Pacific Northwest

November, 2013
Regional Report

Favorite or New Plant

Winter Iris
For reliable winter color in your perennial bed, plant winter iris (Iris unguicularis). The flower buds first appear in October and are produced throughout the winter, opening in flushes during mild spells. The soft violet-colored flowers are nestled in the foliage and, like crocus, form on floral tubes (also called perianth tubes, they connect the ovary and the petals) rather than on stems. The sword-shaped foliage remains evergreen, but can be cut down in March to renew the plant. (The leaves look a little shop-worn by then!) Winter-flowering iris likes moderately rich, well-draining soil, and a spot that's sunny in winter but shady during the summer months. Be sure to cut some unopened flower buds and bring them indoors. When they open, they'll fill the room with the sweet scent of violets.
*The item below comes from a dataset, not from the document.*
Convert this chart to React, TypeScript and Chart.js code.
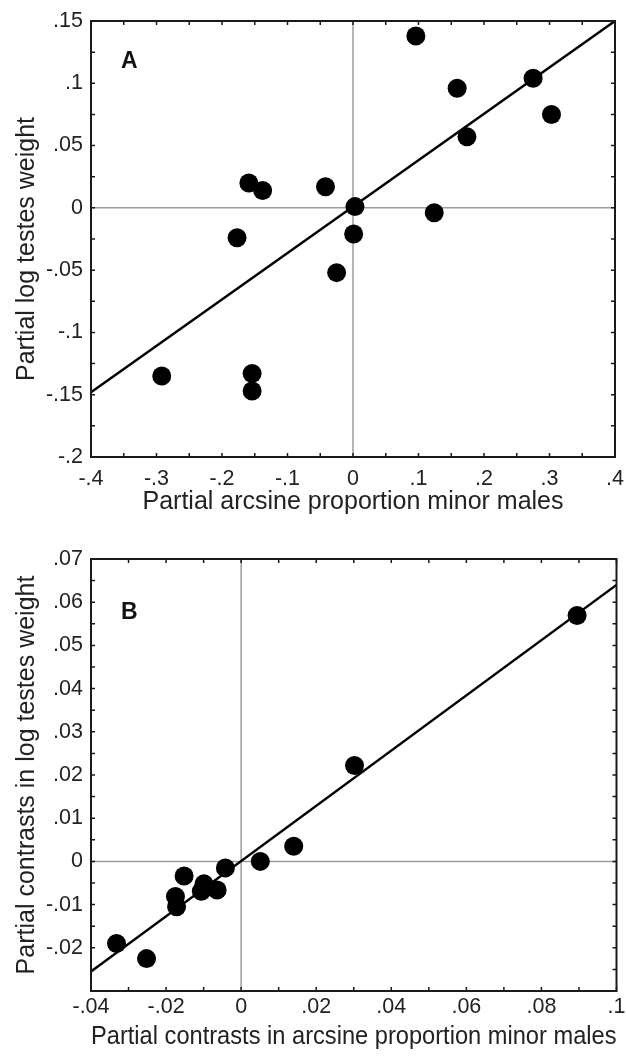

Clever Gardening Technique

Force Paperwhites
Paper white narcissus, including the yellow versions 'Grand Soleil d'Or' and 'Chinese Sacred Lily', grow well in a shallow container filled with water and pea gravel. The bulbs swell considerably during growth, so place them at least 1 inch apart in your container. A 6-inch pot hold three bulbs, and a 7-inch pot, five or six. Place bulbs so their necks stick out about 1/2 inch above the gravel surface. Fill with water to just below the gravel. For best growth, put pots in a dark location with temperatures from 40 degrees to 55 degrees F for two weeks, or until you have 2 to 4 inches of top growth and a vigorous bed of roots. Once top growth is visible, bring the pots into a bright, warm place. In about four weeks you'll have a mass of blooms with a heavenly fragrance.